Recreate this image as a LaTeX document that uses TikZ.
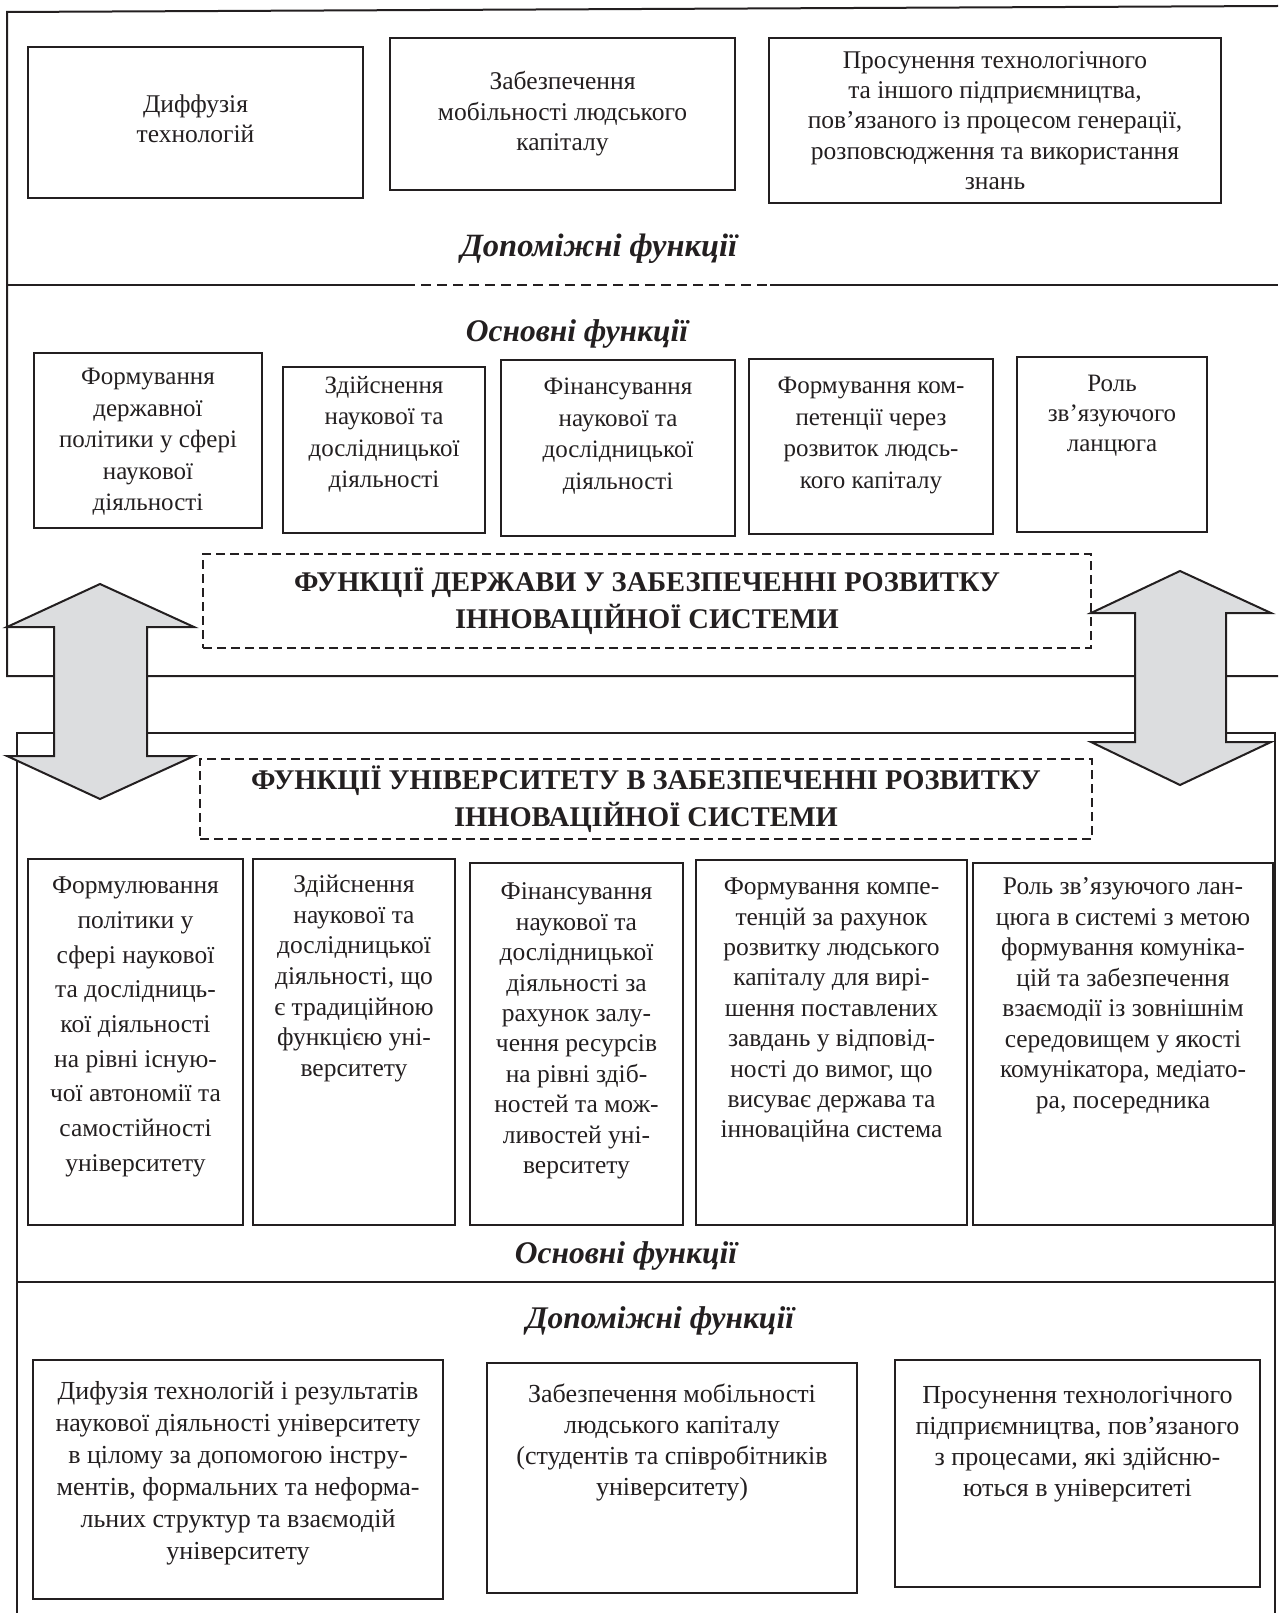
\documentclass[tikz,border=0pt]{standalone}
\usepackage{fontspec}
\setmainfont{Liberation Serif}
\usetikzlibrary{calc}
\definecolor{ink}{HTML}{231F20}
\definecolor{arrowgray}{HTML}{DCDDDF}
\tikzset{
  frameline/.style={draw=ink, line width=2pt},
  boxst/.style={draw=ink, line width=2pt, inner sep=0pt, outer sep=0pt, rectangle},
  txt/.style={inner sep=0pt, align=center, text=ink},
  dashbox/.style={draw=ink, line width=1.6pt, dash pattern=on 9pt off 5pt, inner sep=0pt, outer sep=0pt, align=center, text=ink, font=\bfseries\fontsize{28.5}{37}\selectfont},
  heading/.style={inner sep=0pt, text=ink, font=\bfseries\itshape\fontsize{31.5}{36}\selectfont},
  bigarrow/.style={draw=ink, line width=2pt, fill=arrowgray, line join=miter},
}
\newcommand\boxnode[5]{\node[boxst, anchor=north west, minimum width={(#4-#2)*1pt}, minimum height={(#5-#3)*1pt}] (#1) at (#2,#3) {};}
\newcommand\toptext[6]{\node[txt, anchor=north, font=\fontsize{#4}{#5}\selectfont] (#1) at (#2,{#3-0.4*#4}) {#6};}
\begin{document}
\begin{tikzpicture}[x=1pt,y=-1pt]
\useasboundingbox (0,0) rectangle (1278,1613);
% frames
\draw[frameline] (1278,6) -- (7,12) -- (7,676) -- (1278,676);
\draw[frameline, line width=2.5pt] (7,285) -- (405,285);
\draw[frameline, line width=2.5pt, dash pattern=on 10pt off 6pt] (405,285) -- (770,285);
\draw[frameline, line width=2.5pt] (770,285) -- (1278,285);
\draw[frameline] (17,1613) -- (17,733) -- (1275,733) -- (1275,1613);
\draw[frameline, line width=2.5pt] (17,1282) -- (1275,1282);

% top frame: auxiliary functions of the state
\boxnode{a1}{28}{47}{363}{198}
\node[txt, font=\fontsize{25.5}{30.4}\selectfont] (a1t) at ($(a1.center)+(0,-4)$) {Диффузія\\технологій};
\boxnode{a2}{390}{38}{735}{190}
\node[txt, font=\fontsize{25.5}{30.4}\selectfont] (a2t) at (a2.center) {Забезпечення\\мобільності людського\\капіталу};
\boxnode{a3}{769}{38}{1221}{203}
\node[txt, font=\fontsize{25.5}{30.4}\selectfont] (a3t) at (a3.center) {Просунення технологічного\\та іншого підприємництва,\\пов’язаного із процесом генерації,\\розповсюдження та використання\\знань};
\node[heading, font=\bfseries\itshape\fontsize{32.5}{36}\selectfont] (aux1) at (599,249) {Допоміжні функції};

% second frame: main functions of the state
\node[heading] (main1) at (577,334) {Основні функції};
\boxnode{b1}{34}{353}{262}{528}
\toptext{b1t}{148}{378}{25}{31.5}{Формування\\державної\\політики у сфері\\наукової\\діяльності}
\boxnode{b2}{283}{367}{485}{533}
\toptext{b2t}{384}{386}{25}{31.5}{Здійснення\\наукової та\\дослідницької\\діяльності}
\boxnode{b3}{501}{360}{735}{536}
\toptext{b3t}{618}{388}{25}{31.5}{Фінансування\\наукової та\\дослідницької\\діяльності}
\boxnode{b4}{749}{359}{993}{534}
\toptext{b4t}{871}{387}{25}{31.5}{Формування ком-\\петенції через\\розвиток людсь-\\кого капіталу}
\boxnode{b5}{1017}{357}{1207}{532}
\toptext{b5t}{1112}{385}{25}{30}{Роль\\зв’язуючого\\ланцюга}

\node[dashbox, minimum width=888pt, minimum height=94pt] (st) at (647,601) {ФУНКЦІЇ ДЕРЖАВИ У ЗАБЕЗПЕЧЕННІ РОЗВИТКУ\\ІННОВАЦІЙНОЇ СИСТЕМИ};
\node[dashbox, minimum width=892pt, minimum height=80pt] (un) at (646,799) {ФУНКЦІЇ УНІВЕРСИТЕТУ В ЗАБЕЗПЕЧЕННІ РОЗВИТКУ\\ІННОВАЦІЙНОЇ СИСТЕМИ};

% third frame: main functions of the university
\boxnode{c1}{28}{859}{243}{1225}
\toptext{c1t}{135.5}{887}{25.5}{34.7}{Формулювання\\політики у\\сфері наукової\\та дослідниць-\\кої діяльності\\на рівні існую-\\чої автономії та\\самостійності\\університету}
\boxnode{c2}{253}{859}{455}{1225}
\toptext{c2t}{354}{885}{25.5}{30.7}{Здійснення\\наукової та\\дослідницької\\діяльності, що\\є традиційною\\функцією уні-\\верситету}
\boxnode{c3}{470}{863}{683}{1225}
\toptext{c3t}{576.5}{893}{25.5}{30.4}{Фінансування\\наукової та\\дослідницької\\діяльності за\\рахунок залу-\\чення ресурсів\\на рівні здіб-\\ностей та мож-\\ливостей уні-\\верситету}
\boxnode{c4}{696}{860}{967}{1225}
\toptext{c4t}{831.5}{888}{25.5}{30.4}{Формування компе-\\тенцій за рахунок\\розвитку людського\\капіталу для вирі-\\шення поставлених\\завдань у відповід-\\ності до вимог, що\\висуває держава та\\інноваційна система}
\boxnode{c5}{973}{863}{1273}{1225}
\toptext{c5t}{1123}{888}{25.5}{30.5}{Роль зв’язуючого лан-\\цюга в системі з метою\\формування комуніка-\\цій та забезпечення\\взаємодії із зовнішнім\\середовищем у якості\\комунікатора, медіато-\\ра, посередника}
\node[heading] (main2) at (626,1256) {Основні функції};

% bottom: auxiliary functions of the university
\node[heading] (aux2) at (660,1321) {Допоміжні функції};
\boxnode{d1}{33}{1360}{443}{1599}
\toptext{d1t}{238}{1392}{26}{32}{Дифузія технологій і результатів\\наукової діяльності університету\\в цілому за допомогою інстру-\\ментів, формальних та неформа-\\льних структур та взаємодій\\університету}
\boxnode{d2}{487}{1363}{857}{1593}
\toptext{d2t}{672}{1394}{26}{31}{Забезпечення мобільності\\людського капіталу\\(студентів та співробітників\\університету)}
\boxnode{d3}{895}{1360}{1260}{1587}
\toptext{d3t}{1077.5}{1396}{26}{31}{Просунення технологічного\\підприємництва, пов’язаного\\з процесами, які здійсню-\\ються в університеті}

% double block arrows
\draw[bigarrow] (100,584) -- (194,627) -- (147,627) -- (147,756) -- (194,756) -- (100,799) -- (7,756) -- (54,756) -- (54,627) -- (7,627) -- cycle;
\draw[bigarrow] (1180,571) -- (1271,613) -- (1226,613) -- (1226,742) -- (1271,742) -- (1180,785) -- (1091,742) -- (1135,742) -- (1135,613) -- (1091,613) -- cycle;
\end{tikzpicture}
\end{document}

**Task statement:** Repeat the data exactly, excluding the pictures.

**Exercise response:**
Recreate this image as a LaTeX document that uses TikZ.
\documentclass[tikz,border=0pt]{standalone}
\usepackage{fontspec}
\setmainfont{Liberation Serif}
\usetikzlibrary{calc}
\definecolor{ink}{HTML}{231F20}
\definecolor{arrowgray}{HTML}{DCDDDF}
\tikzset{
  frameline/.style={draw=ink, line width=2pt},
  boxst/.style={draw=ink, line width=2pt, inner sep=0pt, outer sep=0pt, rectangle},
  txt/.style={inner sep=0pt, align=center, text=ink},
  dashbox/.style={draw=ink, line width=1.6pt, dash pattern=on 9pt off 5pt, inner sep=0pt, outer sep=0pt, align=center, text=ink, font=\bfseries\fontsize{28.5}{37}\selectfont},
  heading/.style={inner sep=0pt, text=ink, font=\bfseries\itshape\fontsize{31.5}{36}\selectfont},
  bigarrow/.style={draw=ink, line width=2pt, fill=arrowgray, line join=miter},
}
\newcommand\boxnode[5]{\node[boxst, anchor=north west, minimum width={(#4-#2)*1pt}, minimum height={(#5-#3)*1pt}] (#1) at (#2,#3) {};}
\newcommand\toptext[6]{\node[txt, anchor=north, font=\fontsize{#4}{#5}\selectfont] (#1) at (#2,{#3-0.4*#4}) {#6};}
\begin{document}
\begin{tikzpicture}[x=1pt,y=-1pt]
\useasboundingbox (0,0) rectangle (1278,1613);
% frames
\draw[frameline] (1278,6) -- (7,12) -- (7,676) -- (1278,676);
\draw[frameline, line width=2.5pt] (7,285) -- (405,285);
\draw[frameline, line width=2.5pt, dash pattern=on 10pt off 6pt] (405,285) -- (770,285);
\draw[frameline, line width=2.5pt] (770,285) -- (1278,285);
\draw[frameline] (17,1613) -- (17,733) -- (1275,733) -- (1275,1613);
\draw[frameline, line width=2.5pt] (17,1282) -- (1275,1282);

% top frame: auxiliary functions of the state
\boxnode{a1}{28}{47}{363}{198}
\node[txt, font=\fontsize{25.5}{30.4}\selectfont] (a1t) at ($(a1.center)+(0,-4)$) {Диффузія\\технологій};
\boxnode{a2}{390}{38}{735}{190}
\node[txt, font=\fontsize{25.5}{30.4}\selectfont] (a2t) at (a2.center) {Забезпечення\\мобільності людського\\капіталу};
\boxnode{a3}{769}{38}{1221}{203}
\node[txt, font=\fontsize{25.5}{30.4}\selectfont] (a3t) at (a3.center) {Просунення технологічного\\та іншого підприємництва,\\пов’язаного із процесом генерації,\\розповсюдження та використання\\знань};
\node[heading, font=\bfseries\itshape\fontsize{32.5}{36}\selectfont] (aux1) at (599,249) {Допоміжні функції};

% second frame: main functions of the state
\node[heading] (main1) at (577,334) {Основні функції};
\boxnode{b1}{34}{353}{262}{528}
\toptext{b1t}{148}{378}{25}{31.5}{Формування\\державної\\політики у сфері\\наукової\\діяльності}
\boxnode{b2}{283}{367}{485}{533}
\toptext{b2t}{384}{386}{25}{31.5}{Здійснення\\наукової та\\дослідницької\\діяльності}
\boxnode{b3}{501}{360}{735}{536}
\toptext{b3t}{618}{388}{25}{31.5}{Фінансування\\наукової та\\дослідницької\\діяльності}
\boxnode{b4}{749}{359}{993}{534}
\toptext{b4t}{871}{387}{25}{31.5}{Формування ком-\\петенції через\\розвиток людсь-\\кого капіталу}
\boxnode{b5}{1017}{357}{1207}{532}
\toptext{b5t}{1112}{385}{25}{30}{Роль\\зв’язуючого\\ланцюга}

\node[dashbox, minimum width=888pt, minimum height=94pt] (st) at (647,601) {ФУНКЦІЇ ДЕРЖАВИ У ЗАБЕЗПЕЧЕННІ РОЗВИТКУ\\ІННОВАЦІЙНОЇ СИСТЕМИ};
\node[dashbox, minimum width=892pt, minimum height=80pt] (un) at (646,799) {ФУНКЦІЇ УНІВЕРСИТЕТУ В ЗАБЕЗПЕЧЕННІ РОЗВИТКУ\\ІННОВАЦІЙНОЇ СИСТЕМИ};

% third frame: main functions of the university
\boxnode{c1}{28}{859}{243}{1225}
\toptext{c1t}{135.5}{887}{25.5}{34.7}{Формулювання\\політики у\\сфері наукової\\та дослідниць-\\кої діяльності\\на рівні існую-\\чої автономії та\\самостійності\\університету}
\boxnode{c2}{253}{859}{455}{1225}
\toptext{c2t}{354}{885}{25.5}{30.7}{Здійснення\\наукової та\\дослідницької\\діяльності, що\\є традиційною\\функцією уні-\\верситету}
\boxnode{c3}{470}{863}{683}{1225}
\toptext{c3t}{576.5}{893}{25.5}{30.4}{Фінансування\\наукової та\\дослідницької\\діяльності за\\рахунок залу-\\чення ресурсів\\на рівні здіб-\\ностей та мож-\\ливостей уні-\\верситету}
\boxnode{c4}{696}{860}{967}{1225}
\toptext{c4t}{831.5}{888}{25.5}{30.4}{Формування компе-\\тенцій за рахунок\\розвитку людського\\капіталу для вирі-\\шення поставлених\\завдань у відповід-\\ності до вимог, що\\висуває держава та\\інноваційна система}
\boxnode{c5}{973}{863}{1273}{1225}
\toptext{c5t}{1123}{888}{25.5}{30.5}{Роль зв’язуючого лан-\\цюга в системі з метою\\формування комуніка-\\цій та забезпечення\\взаємодії із зовнішнім\\середовищем у якості\\комунікатора, медіато-\\ра, посередника}
\node[heading] (main2) at (626,1256) {Основні функції};

% bottom: auxiliary functions of the university
\node[heading] (aux2) at (660,1321) {Допоміжні функції};
\boxnode{d1}{33}{1360}{443}{1599}
\toptext{d1t}{238}{1392}{26}{32}{Дифузія технологій і результатів\\наукової діяльності університету\\в цілому за допомогою інстру-\\ментів, формальних та неформа-\\льних структур та взаємодій\\університету}
\boxnode{d2}{487}{1363}{857}{1593}
\toptext{d2t}{672}{1394}{26}{31}{Забезпечення мобільності\\людського капіталу\\(студентів та співробітників\\університету)}
\boxnode{d3}{895}{1360}{1260}{1587}
\toptext{d3t}{1077.5}{1396}{26}{31}{Просунення технологічного\\підприємництва, пов’язаного\\з процесами, які здійсню-\\ються в університеті}

% double block arrows
\draw[bigarrow] (100,584) -- (194,627) -- (147,627) -- (147,756) -- (194,756) -- (100,799) -- (7,756) -- (54,756) -- (54,627) -- (7,627) -- cycle;
\draw[bigarrow] (1180,571) -- (1271,613) -- (1226,613) -- (1226,742) -- (1271,742) -- (1180,785) -- (1091,742) -- (1135,742) -- (1135,613) -- (1091,613) -- cycle;
\end{tikzpicture}
\end{document}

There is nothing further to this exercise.